▸ **Problem to solve**: Only the lines from the start of the data through the line containing "days = list(range(30))" should be written out, exactly as they are, with both ends included and the pictures left out.

▸ **Recorded information**:
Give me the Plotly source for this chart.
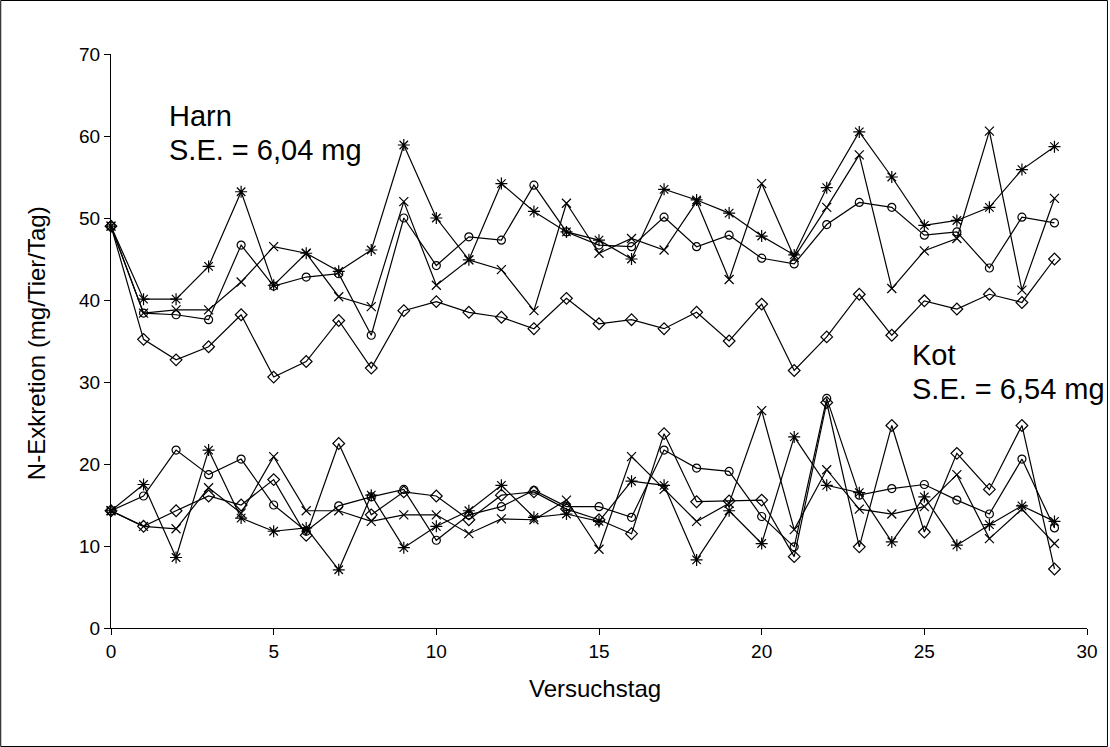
import plotly.graph_objects as go

days = list(range(30))

harn_star = [49.0, 40.1, 40.1, 44.1, 53.2, 41.8, 45.7, 43.5, 46.1, 58.9, 50.0, 44.9, 54.2, 50.8, 48.3,
             47.3, 45.0, 53.5, 52.2, 50.6, 47.8, 45.5, 53.7, 60.5, 55.0, 49.1, 49.7, 51.3, 55.9, 58.7]
harn_x = [49.0, 38.4, 38.8, 38.8, 42.2, 46.5, 45.7, 40.4, 39.2, 52.0, 41.8, 44.9, 43.7, 38.7, 51.8,
          45.7, 47.5, 46.1, 52.0, 42.5, 54.2, 45.2, 51.3, 57.7, 41.4, 46.0, 47.5, 60.6, 41.2, 52.4]
harn_circle = [49.0, 38.4, 38.2, 37.6, 46.7, 41.7, 42.8, 43.2, 35.7, 50.0, 44.2, 47.7, 47.3, 54.0, 48.3,
               46.7, 46.5, 50.1, 46.5, 47.9, 45.1, 44.4, 49.2, 51.9, 51.3, 47.9, 48.3, 43.9, 50.1, 49.4]
harn_diamond = [49.0, 35.2, 32.7, 34.3, 38.2, 30.6, 32.5, 37.5, 31.7, 38.7, 39.8, 38.5, 37.9, 36.5, 40.2,
                37.1, 37.6, 36.5, 38.5, 35.0, 39.5, 31.4, 35.5, 40.7, 35.7, 39.9, 38.9, 40.7, 39.7, 45.0]

kot_star = [14.3, 17.5, 8.6, 21.7, 13.4, 11.8, 12.2, 7.1, 16.2, 9.8, 12.4, 14.3, 17.4, 13.5, 13.9,
            13.0, 17.9, 17.4, 8.3, 14.3, 10.3, 23.3, 17.4, 16.5, 10.5, 16.0, 10.1, 12.6, 14.9, 13.0]
kot_x = [14.3, 12.4, 12.1, 17.1, 14.0, 20.9, 14.3, 14.3, 13.0, 13.8, 13.8, 11.5, 13.3, 13.2, 15.6,
         9.6, 20.9, 16.9, 13.0, 15.2, 26.5, 12.0, 19.3, 14.5, 13.9, 14.8, 18.7, 10.9, 14.5, 10.3]
kot_circle = [14.3, 16.1, 21.7, 18.7, 20.6, 15.0, 11.8, 14.9, 16.0, 16.9, 10.7, 13.8, 14.8, 16.8, 14.8,
              14.8, 13.5, 21.7, 19.5, 19.1, 13.6, 9.9, 28.0, 16.2, 17.0, 17.5, 15.6, 13.9, 20.6, 12.2]
kot_diamond = [14.3, 12.4, 14.3, 16.1, 15.0, 18.1, 11.3, 22.5, 13.8, 16.6, 16.1, 13.2, 16.2, 16.6, 14.5,
               13.2, 11.5, 23.7, 15.4, 15.5, 15.6, 8.7, 27.5, 9.9, 24.7, 11.7, 21.3, 16.9, 24.7, 7.2]

x_ticks = [0, 5, 10, 15, 20, 25, 30]
y_ticks = [0, 10, 20, 30, 40, 50, 60, 70]

FONT = "Arial, Liberation Sans, sans-serif"

series = [
    ("Harn *", harn_star, "asterisk-open", 10),
    ("Harn x", harn_x, "x-thin-open", 9),
    ("Harn o", harn_circle, "circle-open", 8),
    ("Harn ◇", harn_diamond, "diamond-open", 9),
    ("Kot *", kot_star, "asterisk-open", 10),
    ("Kot x", kot_x, "x-thin-open", 9),
    ("Kot o", kot_circle, "circle-open", 8),
    ("Kot ◇", kot_diamond, "diamond-open", 9),
]

fig = go.Figure()
for name, vals, sym, size in series:
    fig.add_trace(go.Scatter(
        x=days, y=vals, name=name, mode="lines+markers",
        line=dict(color="black", width=1.2),
        marker=dict(symbol=sym, size=size, color="black", line=dict(color="black", width=1.2)),
        showlegend=False, cliponaxis=False,
    ))

W, H = 1110, 747
L, R, T, B = 111, 21, 54, 119
pw, ph = W - L - R, H - T - B

def px_x(p):
    return (p - L) / pw

def px_y(p):
    return (H - B - p) / ph

fig.update_layout(
    width=W, height=H,
    margin=dict(l=L, r=R, t=T, b=B, pad=0),
    paper_bgcolor="white", plot_bgcolor="white",
    font=dict(family=FONT, color="black", size=19),
    xaxis=dict(range=[0, 30], tickvals=x_ticks, ticks="outside", ticklen=6, tickcolor="black",
               showline=True, linecolor="black", linewidth=1, showgrid=False, zeroline=False,
               tickfont=dict(size=19), title=None),
    yaxis=dict(range=[0, 70], tickvals=y_ticks, ticks="outside", ticklen=6, tickcolor="black",
               showline=True, linecolor="black", linewidth=1, showgrid=False, zeroline=False,
               tickfont=dict(size=19), title=None),
    shapes=[dict(type="rect", xref="paper", yref="paper",
                 x0=px_x(0.5), x1=px_x(W - 0.5), y0=px_y(H - 0.5), y1=px_y(0.5),
                 line=dict(color="black", width=1), layer="above")],
)

ann = [
    ("Harn", 167, 116),
    ("S.E. = 6,04 mg", 167, 150),
    ("Kot", 912, 355),
    ("S.E. = 6,54 mg", 912, 389),
]
for txt, px, py in ann:
    fig.add_annotation(text=txt, xref="paper", yref="paper", x=px_x(px), y=px_y(py),
                       xanchor="left", yanchor="middle", showarrow=False,
                       font=dict(size=29, family=FONT, color="black"))

fig.add_annotation(text="Versuchstag", xref="paper", yref="paper", x=px_x(596), y=px_y(688),
                   xanchor="center", yanchor="middle", showarrow=False,
                   font=dict(size=24, family=FONT, color="black"))
fig.add_annotation(text="N-Exkretion (mg/Tier/Tag)", xref="paper", yref="paper", x=px_x(36), y=px_y(343),
                   xanchor="center", yanchor="middle", showarrow=False, textangle=-90,
                   font=dict(size=24, family=FONT, color="black"))

fig.write_html("out.html")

▸ **Task response**:
Give me the Plotly source for this chart.
import plotly.graph_objects as go

days = list(range(30))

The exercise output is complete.